December 27, 2025

🤯 Stop Gambling Your Future: The Insurance Secret Your Broker Might Be Hiding

Every year, businesses face the same financial dilemma when securing catastrophic coverage (earthquakes, major floods, etc.): the premiums for a comprehensive, low-deductible policy are often financially prohibitive. This forces many to "gamble" by taking on a massive deductible, hoping disaster never strikes. But there is a cutting-edge solution that can end this costly wager: Parametric Insurance.

Parametric vs. Traditional Insurance

Most policies are indemnity insurance—they pay out based on the actual damage incurred, requiring adjusters and a lengthy claims process.

Parametric Insurance is fundamentally different. It pays out based solely on the occurrence of a pre-defined trigger event, regardless of the physical damage to your property. The Policy is a Contract on the Event, Not the Damage.

How the Trigger Works

The payout is based on objective, publicly available data, ensuring speed and transparency. Examples include:

• Earthquake: A tremor exceeding a specific magnitude (M \geq 5.5) recorded by the USGS within a defined radius of your asset.
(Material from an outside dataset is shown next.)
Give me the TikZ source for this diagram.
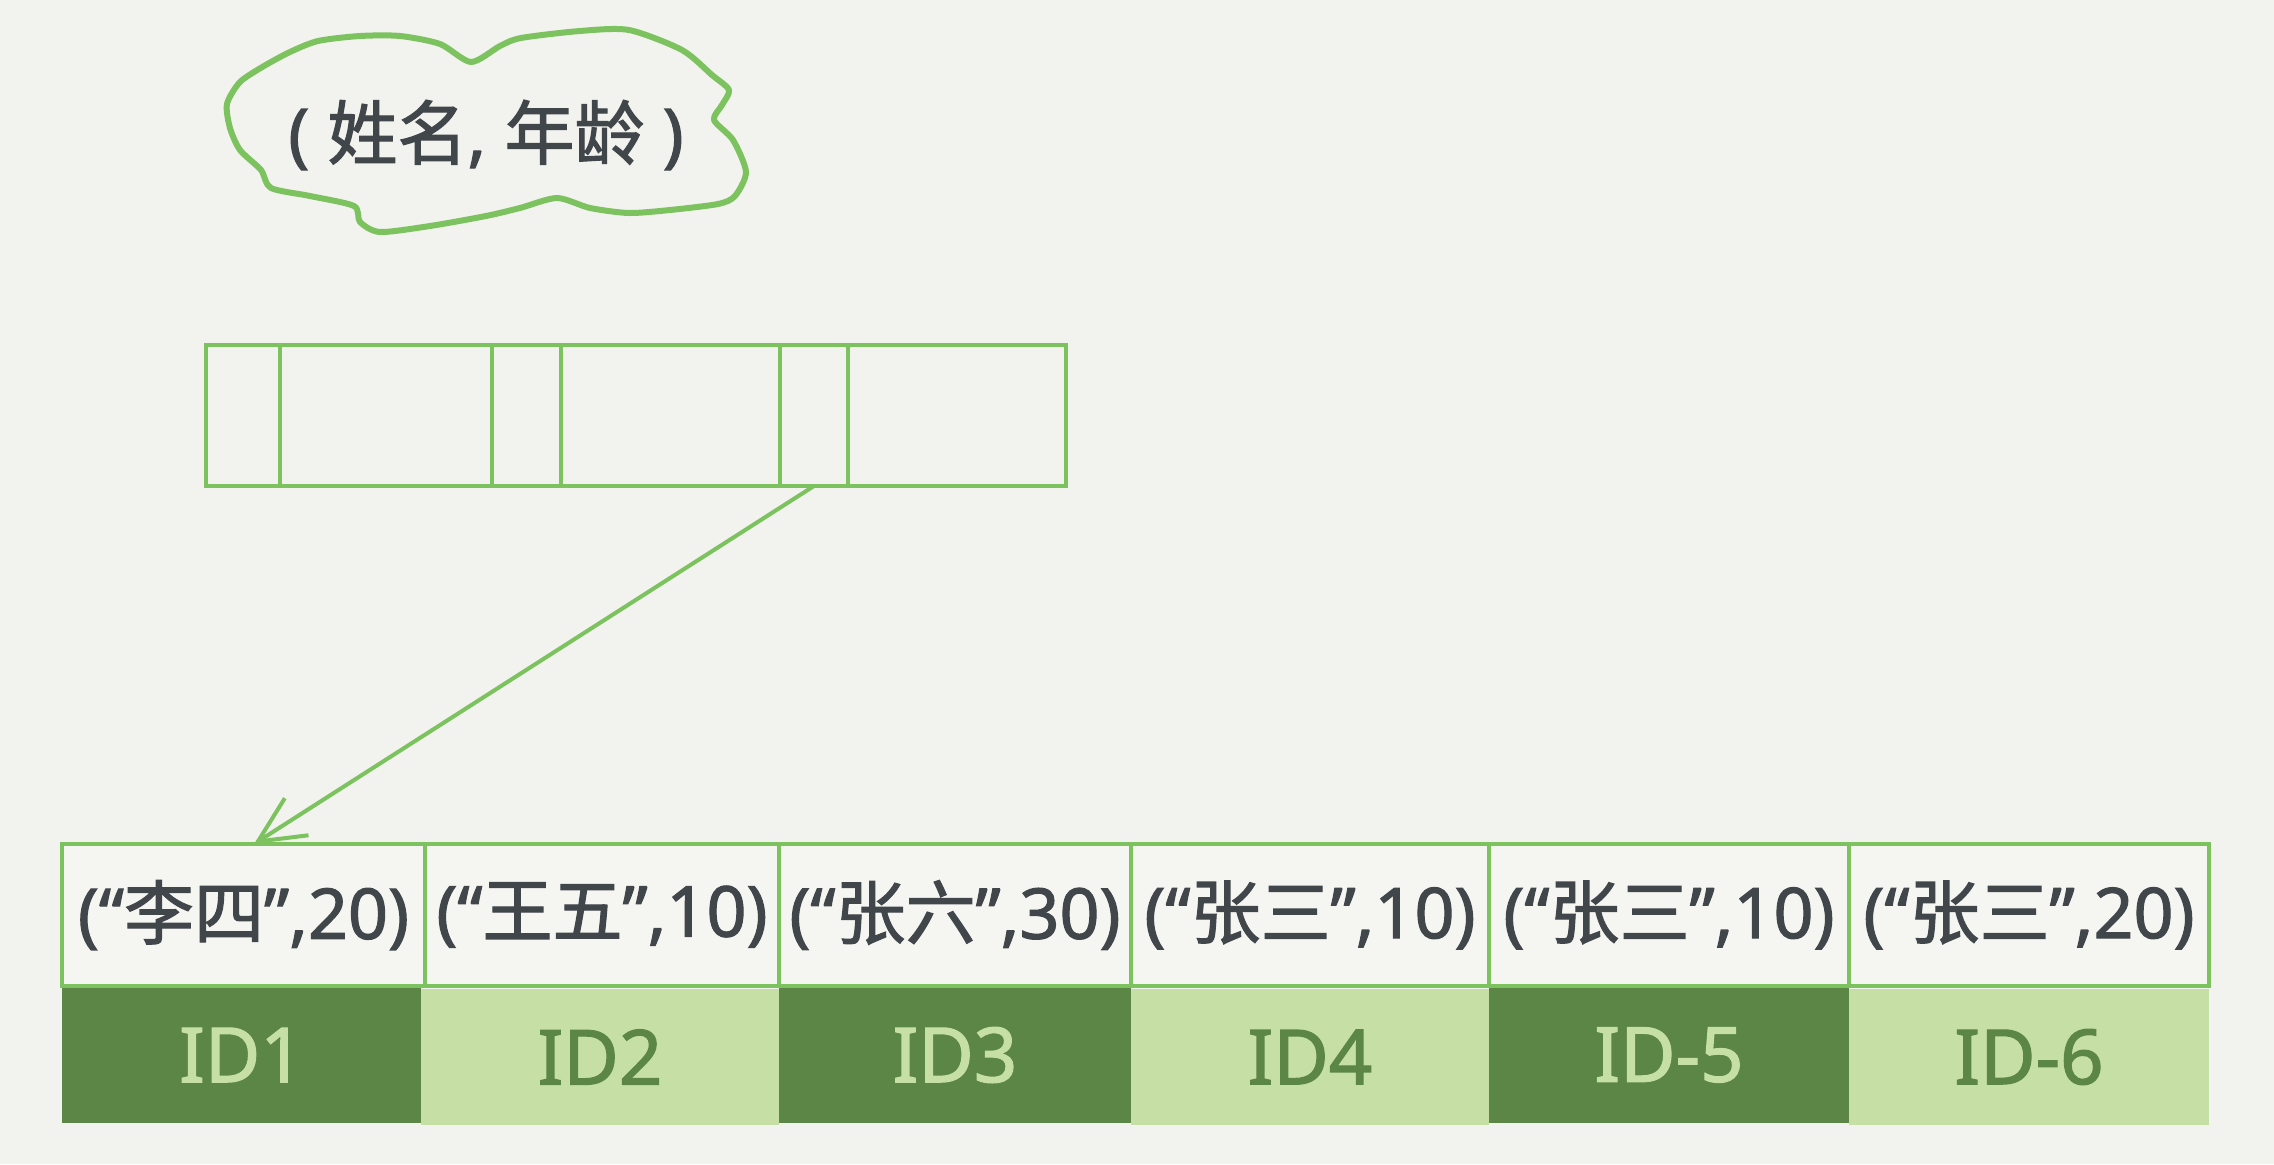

• Flood/Rainfall: Water levels or rainfall recorded by a verified gauge exceeding a preset threshold (e.g., 8 inches in 24 hours).

• Windstorm: Sustained wind speeds measured by a verified weather station exceeding a specified limit.

When the trigger is officially met, the agreed-upon amount is paid out quickly, often within days.

The Financial Power Play

This type of policy is a powerful tool for managing your deductible exposure:

1. Reduce Premiums: Purchase a traditional indemnity policy with a much higher deductible to lock in significant premium savings.

2. Hedge the Risk: Purchase a parametric policy with a limit that covers your new high deductible.

If disaster strikes and the trigger is met, the parametric policy pays out fast, providing the immediate cash you need to cover the large deductible on your primary coverage. You gain high coverage certainty without the high premium cost.

The Next Step: Ask Your Broker

Parametric insurance is not yet mainstream, and your broker may not be familiar with it. However, now you know that this option exists to effectively hedge your catastrophic risk.